Crapo and Graham and so many others have done the same. You’d be right to wonder if you could ever again trust their word on anything. 

Some years ago, I wrote a remembrance of Montana Democrat Mike Mansfield, still the longest tenured majority leader in Senate history. I’d heard a story that Mansfield had once helped a freshman Republican, Ted Stevens of Alaska, as tough a partisan as ever prowled the Senate floor, get a fair shake on a piece of legislation. I wanted to confirm the story and arranged to speak to Stevens. 
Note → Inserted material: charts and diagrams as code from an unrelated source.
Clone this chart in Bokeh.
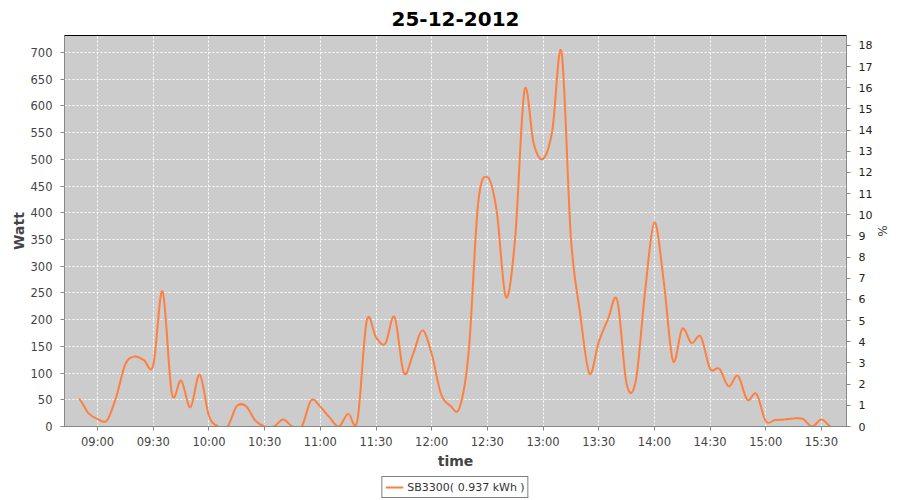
import numpy as np
import pandas as pd
from bokeh.plotting import figure
from bokeh.layouts import column
from bokeh.models import (Range1d, LinearAxis, FixedTicker, DatetimeTickFormatter,
                          Legend, LegendItem)
from bokeh.embed import file_html
from bokeh.resources import INLINE

# ---------------- data ----------------
day = "2012-12-25"
title_text = "25-12-2012"
series_name = "SB3300( 0.937 kWh )"

times = ["08:50", "08:55", "09:00", "09:05", "09:10", "09:15", "09:20", "09:25",
         "09:30", "09:35", "09:40", "09:45", "09:50", "09:55", "10:00", "10:05",
         "10:10", "10:15", "10:20", "10:25", "10:30", "10:35", "10:40", "10:45",
         "10:50", "10:55", "11:00", "11:05", "11:10", "11:15", "11:20", "11:25",
         "11:30", "11:35", "11:40", "11:45", "11:50", "11:55", "12:00", "12:05",
         "12:10", "12:15", "12:20", "12:25", "12:30", "12:35", "12:40", "12:45",
         "12:50", "12:55", "13:00", "13:05", "13:10", "13:15", "13:20", "13:25",
         "13:30", "13:35", "13:40", "13:45", "13:50", "13:55", "14:00", "14:05",
         "14:10", "14:15", "14:20", "14:25", "14:30", "14:35", "14:40", "14:45",
         "14:50", "14:55", "15:00", "15:05", "15:10", "15:15", "15:20", "15:25",
         "15:30", "15:35"]
watts = [52, 25, 14, 11, 55, 117, 131, 124,
         115, 253, 62, 86, 36, 97, 20, 0,
         0, 38, 38, 11, 0, 0, 13, 0,
         0, 49, 37, 17, 0, 24, 12, 198,
         167, 155, 205, 100, 136, 180, 136, 61,
         39, 35, 142, 417, 467, 404, 242, 354,
         629, 529, 501, 554, 700, 354, 211, 99,
         158, 201, 236, 80, 86, 254, 382, 273,
         123, 183, 156, 168, 108, 108, 75, 95,
         50, 61, 10, 12, 13, 15, 14, 0,
         13, 0]

x_tick_labels = ["09:00", "09:30", "10:00", "10:30", "11:00", "11:30", "12:00",
                 "12:30", "13:00", "13:30", "14:00", "14:30", "15:00", "15:30"]
watt_ticks = [0, 50, 100, 150, 200, 250, 300, 350, 400, 450, 500, 550, 600, 650, 700]
pct_ticks = [0, 1, 2, 3, 4, 5, 6, 7, 8, 9, 10, 11, 12, 13, 14, 15, 16, 17, 18]
x_start, x_end = "08:42:10", "15:43:30"
watt_max = 731.8
pct_max = 18.47

LINE_COLOR = "#FF7F3F"
FONT = "DejaVu Sans"


def ms(t):
    return pd.Timestamp(f"{day} {t}").value / 1e6


xs = np.array([ms(t) for t in times])
ys = np.array(watts, dtype=float)

# smooth rendering of the sampled series (Catmull-Rom as cubic Bezier segments)
xp = np.concatenate([[2 * xs[0] - xs[1]], xs, [2 * xs[-1] - xs[-2]]])
yp = np.concatenate([[ys[0]], ys, [ys[-1]]])
x0, y0 = xs[:-1], ys[:-1]
x1, y1 = xs[1:], ys[1:]
cx0 = xp[1:-2] + (xp[2:-1] - xp[0:-3]) / 6.0
cy0 = yp[1:-2] + (yp[2:-1] - yp[0:-3]) / 6.0
cx1 = xp[2:-1] - (xp[3:] - xp[1:-2]) / 6.0
cy1 = yp[2:-1] - (yp[3:] - yp[1:-2]) / 6.0

p = figure(width=900, height=474, output_backend="svg", toolbar_location=None,
           x_axis_type="datetime",
           x_range=Range1d(ms(x_start), ms(x_end)),
           y_range=Range1d(0, watt_max),
           min_border_left=64, min_border_right=54, min_border_top=35,
           min_border_bottom=48)

p.background_fill_color = "#CCCCCC"
p.border_fill_color = "white"
p.outline_line_color = "black"
p.outline_line_width = 1

p.title.text = title_text
p.title.align = "center"
p.title.text_font = FONT
p.title.text_font_size = "20px"
p.title.text_font_style = "bold"
p.title.text_color = "black"
p.title.standoff = 19
p.title.offset = 0

r = p.bezier(x0=x0, y0=y0, x1=x1, y1=y1, cx0=cx0, cy0=cy0, cx1=cx1, cy1=cy1,
             line_color=LINE_COLOR, line_width=2)

# axes
p.extra_y_ranges = {"pct": Range1d(0, pct_max)}
right = LinearAxis(y_range_name="pct", axis_label="%")
p.add_layout(right, "right")

p.xaxis.ticker = FixedTicker(ticks=[ms(t) for t in x_tick_labels])
p.xaxis.formatter = DatetimeTickFormatter(
    milliseconds="%H:%M", seconds="%H:%M", minsec="%H:%M", minutes="%H:%M",
    hourmin="%H:%M", hours="%H:%M", days="%H:%M", months="%H:%M", years="%H:%M")
p.xaxis.axis_label = "time"
p.yaxis[0].ticker = FixedTicker(ticks=watt_ticks)
p.yaxis[0].axis_label = "Watt"
right.ticker = FixedTicker(ticks=pct_ticks)

for ax in p.xaxis + p.yaxis:
    ax.axis_line_color = "#888888"
    ax.major_tick_line_color = "#888888"
    ax.minor_tick_line_color = None
    ax.major_tick_in = 0
    ax.major_tick_out = 4
    ax.major_label_text_font = FONT
    ax.major_label_text_font_size = "11.5px"
    ax.major_label_text_color = "#444444"
    ax.major_label_standoff = 8
    ax.axis_label_text_font = FONT
    ax.axis_label_text_font_size = "14px"
    ax.axis_label_text_font_style = "bold"
    ax.axis_label_text_color = "#444444"
    ax.axis_label_standoff = 1
p.xaxis.major_label_standoff = 4
p.xaxis.axis_label_standoff = 1
right.major_label_text_color = "#222222"
right.major_label_text_font_size = "11px"
right.axis_label_text_font_style = "normal"
right.axis_label_text_font_size = "12px"
right.axis_label_standoff = 0

# grid
p.xgrid.grid_line_color = "white"
p.ygrid.grid_line_color = "white"
p.xgrid.grid_line_dash = "2 2"
p.ygrid.grid_line_dash = "2 2"
p.xgrid.grid_line_width = 1
p.ygrid.grid_line_width = 1

# legend strip below the chart
pl = figure(width=900, height=26, output_backend="svg", toolbar_location=None,
            x_range=Range1d(0, 1), y_range=Range1d(0, 1),
            x_axis_location=None, y_axis_location=None, min_border=0)
pl.outline_line_color = None
pl.grid.visible = False
pl.background_fill_color = "white"
pl.border_fill_color = "white"
rl = pl.line(x=xs, y=ys, line_color=LINE_COLOR, line_width=2)

legend = Legend(items=[LegendItem(label=series_name, renderers=[rl])],
                location="center", orientation="horizontal")
legend.label_text_font = FONT
legend.label_text_font_size = "11px"
legend.label_text_color = "#333333"
legend.border_line_color = "black"
legend.border_line_width = 1
legend.background_fill_color = "white"
legend.padding = 3
legend.margin = 0
legend.glyph_width = 18
legend.glyph_height = 14
legend.label_height = 14
legend.label_standoff = 4
legend.spacing = 0
pl.add_layout(legend)

layout = column(p, pl, spacing=0)
open("out.html", "w").write(file_html(layout, INLINE))
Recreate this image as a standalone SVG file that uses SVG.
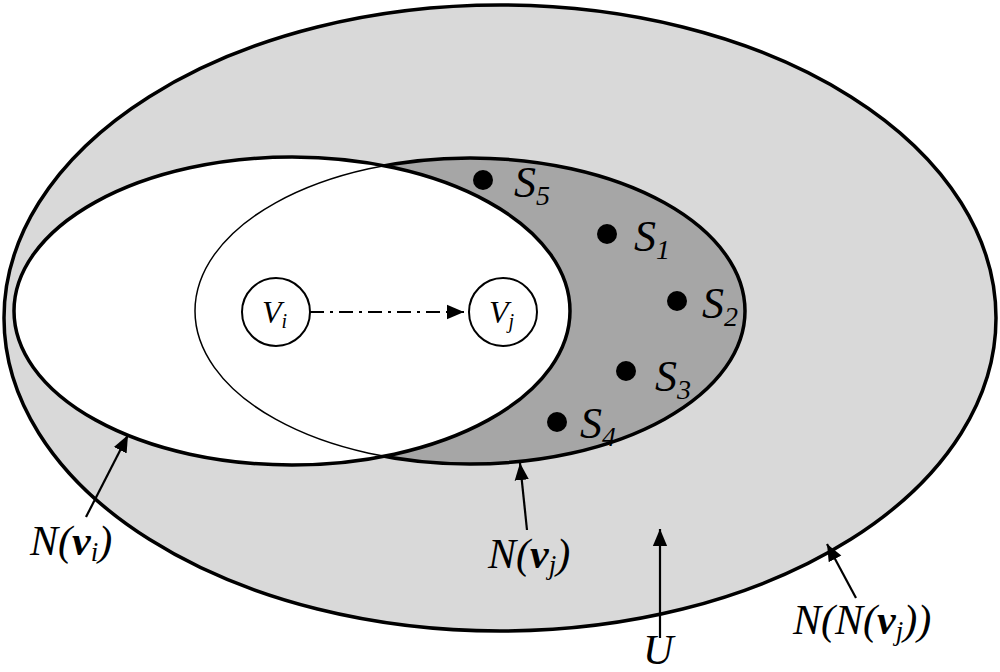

Montana Senator Mike Mansfield, the longest-serving majority leader in Senate history

In a nutshell, Stevens had been promised by a senior Democrat that an amendment he wanted to offer to legislation particularly important to Alaska would be considered. But Stevens was busy in a committee meeting when the time came to offer his amendment and the courtesy of informing him was ignored. In short, a bond had been broken. 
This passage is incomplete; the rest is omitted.